The entries that follow should be written out exactly.
··· MATERIAL PROVIDED ···
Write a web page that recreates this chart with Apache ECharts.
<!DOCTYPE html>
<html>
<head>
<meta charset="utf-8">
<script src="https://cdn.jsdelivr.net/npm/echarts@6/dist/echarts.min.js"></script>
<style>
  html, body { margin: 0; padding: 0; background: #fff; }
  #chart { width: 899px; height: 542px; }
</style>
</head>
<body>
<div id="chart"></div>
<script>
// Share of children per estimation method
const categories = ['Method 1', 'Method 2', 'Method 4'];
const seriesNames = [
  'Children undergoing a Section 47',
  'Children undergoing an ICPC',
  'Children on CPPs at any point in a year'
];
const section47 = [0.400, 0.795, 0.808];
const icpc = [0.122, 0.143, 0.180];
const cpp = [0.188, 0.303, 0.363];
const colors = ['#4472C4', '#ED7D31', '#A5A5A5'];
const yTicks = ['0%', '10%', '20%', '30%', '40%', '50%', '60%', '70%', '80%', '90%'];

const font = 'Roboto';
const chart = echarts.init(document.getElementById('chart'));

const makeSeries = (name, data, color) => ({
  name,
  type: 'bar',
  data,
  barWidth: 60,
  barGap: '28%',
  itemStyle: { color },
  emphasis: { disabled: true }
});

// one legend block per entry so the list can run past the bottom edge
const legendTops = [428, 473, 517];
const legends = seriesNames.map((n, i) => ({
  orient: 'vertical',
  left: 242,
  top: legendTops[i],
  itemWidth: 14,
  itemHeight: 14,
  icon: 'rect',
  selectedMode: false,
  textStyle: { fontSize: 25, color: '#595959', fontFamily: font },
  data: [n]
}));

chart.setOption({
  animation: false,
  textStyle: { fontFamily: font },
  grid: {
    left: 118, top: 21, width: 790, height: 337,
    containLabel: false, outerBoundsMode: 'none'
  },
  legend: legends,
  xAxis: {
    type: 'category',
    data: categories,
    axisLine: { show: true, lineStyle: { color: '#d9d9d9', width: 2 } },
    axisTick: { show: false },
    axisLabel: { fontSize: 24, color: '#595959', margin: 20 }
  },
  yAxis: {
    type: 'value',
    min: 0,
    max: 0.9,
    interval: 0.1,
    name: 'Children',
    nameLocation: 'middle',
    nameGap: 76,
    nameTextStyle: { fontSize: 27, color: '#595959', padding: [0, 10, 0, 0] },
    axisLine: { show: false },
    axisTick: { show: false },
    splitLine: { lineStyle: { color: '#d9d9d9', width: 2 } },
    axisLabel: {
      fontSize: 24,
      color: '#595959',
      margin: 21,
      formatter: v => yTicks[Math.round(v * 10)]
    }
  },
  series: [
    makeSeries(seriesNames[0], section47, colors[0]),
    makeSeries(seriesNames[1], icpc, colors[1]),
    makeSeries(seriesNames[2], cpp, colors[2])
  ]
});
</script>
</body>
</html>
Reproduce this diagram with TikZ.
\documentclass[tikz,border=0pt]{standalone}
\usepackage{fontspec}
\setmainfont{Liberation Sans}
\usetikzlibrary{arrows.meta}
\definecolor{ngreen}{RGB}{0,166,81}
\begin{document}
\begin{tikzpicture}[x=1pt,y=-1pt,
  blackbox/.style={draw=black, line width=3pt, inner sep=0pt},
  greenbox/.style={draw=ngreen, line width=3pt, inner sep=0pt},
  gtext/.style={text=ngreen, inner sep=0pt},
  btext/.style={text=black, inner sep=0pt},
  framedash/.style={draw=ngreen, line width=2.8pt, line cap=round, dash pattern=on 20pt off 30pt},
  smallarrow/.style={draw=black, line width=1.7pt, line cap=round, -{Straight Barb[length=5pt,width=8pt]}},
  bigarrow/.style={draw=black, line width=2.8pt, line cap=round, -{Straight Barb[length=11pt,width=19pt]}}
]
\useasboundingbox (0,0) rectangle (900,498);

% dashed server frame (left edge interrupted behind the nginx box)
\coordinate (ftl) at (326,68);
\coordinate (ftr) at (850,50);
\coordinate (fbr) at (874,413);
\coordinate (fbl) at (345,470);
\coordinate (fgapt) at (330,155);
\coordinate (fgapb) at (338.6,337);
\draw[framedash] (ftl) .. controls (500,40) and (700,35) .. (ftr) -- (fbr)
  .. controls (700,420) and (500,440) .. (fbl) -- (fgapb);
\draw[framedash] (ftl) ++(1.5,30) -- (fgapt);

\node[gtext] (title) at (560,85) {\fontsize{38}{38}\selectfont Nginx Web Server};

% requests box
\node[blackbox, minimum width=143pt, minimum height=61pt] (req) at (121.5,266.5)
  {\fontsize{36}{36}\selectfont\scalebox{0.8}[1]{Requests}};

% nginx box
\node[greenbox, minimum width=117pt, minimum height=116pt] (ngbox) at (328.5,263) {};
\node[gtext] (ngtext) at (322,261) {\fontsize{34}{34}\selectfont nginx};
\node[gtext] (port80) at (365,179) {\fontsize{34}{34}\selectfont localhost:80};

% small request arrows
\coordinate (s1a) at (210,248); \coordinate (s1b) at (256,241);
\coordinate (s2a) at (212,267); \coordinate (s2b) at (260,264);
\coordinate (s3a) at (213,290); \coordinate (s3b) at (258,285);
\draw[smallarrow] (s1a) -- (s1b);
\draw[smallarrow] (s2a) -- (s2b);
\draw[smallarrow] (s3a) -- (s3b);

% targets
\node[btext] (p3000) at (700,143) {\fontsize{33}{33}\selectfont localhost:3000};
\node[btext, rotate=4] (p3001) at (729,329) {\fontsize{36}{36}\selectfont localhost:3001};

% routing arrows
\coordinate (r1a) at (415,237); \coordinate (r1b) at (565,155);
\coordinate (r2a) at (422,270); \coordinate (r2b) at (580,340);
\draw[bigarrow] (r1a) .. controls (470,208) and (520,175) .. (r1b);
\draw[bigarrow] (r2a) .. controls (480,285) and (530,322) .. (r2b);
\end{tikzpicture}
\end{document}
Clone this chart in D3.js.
···
● **FINISHED EXERCISE**:
Write a web page that recreates this chart with Apache ECharts.
<!DOCTYPE html>
<html>
<head>
<meta charset="utf-8">
<script src="https://cdn.jsdelivr.net/npm/echarts@6/dist/echarts.min.js"></script>
<style>
  html, body { margin: 0; padding: 0; background: #fff; }
  #chart { width: 899px; height: 542px; }
</style>
</head>
<body>
<div id="chart"></div>
<script>
// Share of children per estimation method
const categories = ['Method 1', 'Method 2', 'Method 4'];
const seriesNames = [
  'Children undergoing a Section 47',
  'Children undergoing an ICPC',
  'Children on CPPs at any point in a year'
];
const section47 = [0.400, 0.795, 0.808];
const icpc = [0.122, 0.143, 0.180];
const cpp = [0.188, 0.303, 0.363];
const colors = ['#4472C4', '#ED7D31', '#A5A5A5'];
const yTicks = ['0%', '10%', '20%', '30%', '40%', '50%', '60%', '70%', '80%', '90%'];

const font = 'Roboto';
const chart = echarts.init(document.getElementById('chart'));

const makeSeries = (name, data, color) => ({
  name,
  type: 'bar',
  data,
  barWidth: 60,
  barGap: '28%',
  itemStyle: { color },
  emphasis: { disabled: true }
});

// one legend block per entry so the list can run past the bottom edge
const legendTops = [428, 473, 517];
const legends = seriesNames.map((n, i) => ({
  orient: 'vertical',
  left: 242,
  top: legendTops[i],
  itemWidth: 14,
  itemHeight: 14,
  icon: 'rect',
  selectedMode: false,
  textStyle: { fontSize: 25, color: '#595959', fontFamily: font },
  data: [n]
}));

chart.setOption({
  animation: false,
  textStyle: { fontFamily: font },
  grid: {
    left: 118, top: 21, width: 790, height: 337,
    containLabel: false, outerBoundsMode: 'none'
  },
  legend: legends,
  xAxis: {
    type: 'category',
    data: categories,
    axisLine: { show: true, lineStyle: { color: '#d9d9d9', width: 2 } },
    axisTick: { show: false },
    axisLabel: { fontSize: 24, color: '#595959', margin: 20 }
  },
  yAxis: {
    type: 'value',
    min: 0,
    max: 0.9,
    interval: 0.1,
    name: 'Children',
    nameLocation: 'middle',
    nameGap: 76,
    nameTextStyle: { fontSize: 27, color: '#595959', padding: [0, 10, 0, 0] },
    axisLine: { show: false },
    axisTick: { show: false },
    splitLine: { lineStyle: { color: '#d9d9d9', width: 2 } },
    axisLabel: {
      fontSize: 24,
      color: '#595959',
      margin: 21,
      formatter: v => yTicks[Math.round(v * 10)]
    }
  },
  series: [
    makeSeries(seriesNames[0], section47, colors[0]),
    makeSeries(seriesNames[1], icpc, colors[1]),
    makeSeries(seriesNames[2], cpp, colors[2])
  ]
});
</script>
</body>
</html>
Reproduce this diagram with TikZ.
\documentclass[tikz,border=0pt]{standalone}
\usepackage{fontspec}
\setmainfont{Liberation Sans}
\usetikzlibrary{arrows.meta}
\definecolor{ngreen}{RGB}{0,166,81}
\begin{document}
\begin{tikzpicture}[x=1pt,y=-1pt,
  blackbox/.style={draw=black, line width=3pt, inner sep=0pt},
  greenbox/.style={draw=ngreen, line width=3pt, inner sep=0pt},
  gtext/.style={text=ngreen, inner sep=0pt},
  btext/.style={text=black, inner sep=0pt},
  framedash/.style={draw=ngreen, line width=2.8pt, line cap=round, dash pattern=on 20pt off 30pt},
  smallarrow/.style={draw=black, line width=1.7pt, line cap=round, -{Straight Barb[length=5pt,width=8pt]}},
  bigarrow/.style={draw=black, line width=2.8pt, line cap=round, -{Straight Barb[length=11pt,width=19pt]}}
]
\useasboundingbox (0,0) rectangle (900,498);

% dashed server frame (left edge interrupted behind the nginx box)
\coordinate (ftl) at (326,68);
\coordinate (ftr) at (850,50);
\coordinate (fbr) at (874,413);
\coordinate (fbl) at (345,470);
\coordinate (fgapt) at (330,155);
\coordinate (fgapb) at (338.6,337);
\draw[framedash] (ftl) .. controls (500,40) and (700,35) .. (ftr) -- (fbr)
  .. controls (700,420) and (500,440) .. (fbl) -- (fgapb);
\draw[framedash] (ftl) ++(1.5,30) -- (fgapt);

\node[gtext] (title) at (560,85) {\fontsize{38}{38}\selectfont Nginx Web Server};

% requests box
\node[blackbox, minimum width=143pt, minimum height=61pt] (req) at (121.5,266.5)
  {\fontsize{36}{36}\selectfont\scalebox{0.8}[1]{Requests}};

% nginx box
\node[greenbox, minimum width=117pt, minimum height=116pt] (ngbox) at (328.5,263) {};
\node[gtext] (ngtext) at (322,261) {\fontsize{34}{34}\selectfont nginx};
\node[gtext] (port80) at (365,179) {\fontsize{34}{34}\selectfont localhost:80};

% small request arrows
\coordinate (s1a) at (210,248); \coordinate (s1b) at (256,241);
\coordinate (s2a) at (212,267); \coordinate (s2b) at (260,264);
\coordinate (s3a) at (213,290); \coordinate (s3b) at (258,285);
\draw[smallarrow] (s1a) -- (s1b);
\draw[smallarrow] (s2a) -- (s2b);
\draw[smallarrow] (s3a) -- (s3b);

% targets
\node[btext] (p3000) at (700,143) {\fontsize{33}{33}\selectfont localhost:3000};
\node[btext, rotate=4] (p3001) at (729,329) {\fontsize{36}{36}\selectfont localhost:3001};

% routing arrows
\coordinate (r1a) at (415,237); \coordinate (r1b) at (565,155);
\coordinate (r2a) at (422,270); \coordinate (r2b) at (580,340);
\draw[bigarrow] (r1a) .. controls (470,208) and (520,175) .. (r1b);
\draw[bigarrow] (r2a) .. controls (480,285) and (530,322) .. (r2b);
\end{tikzpicture}
\end{document}
Clone this chart in D3.js.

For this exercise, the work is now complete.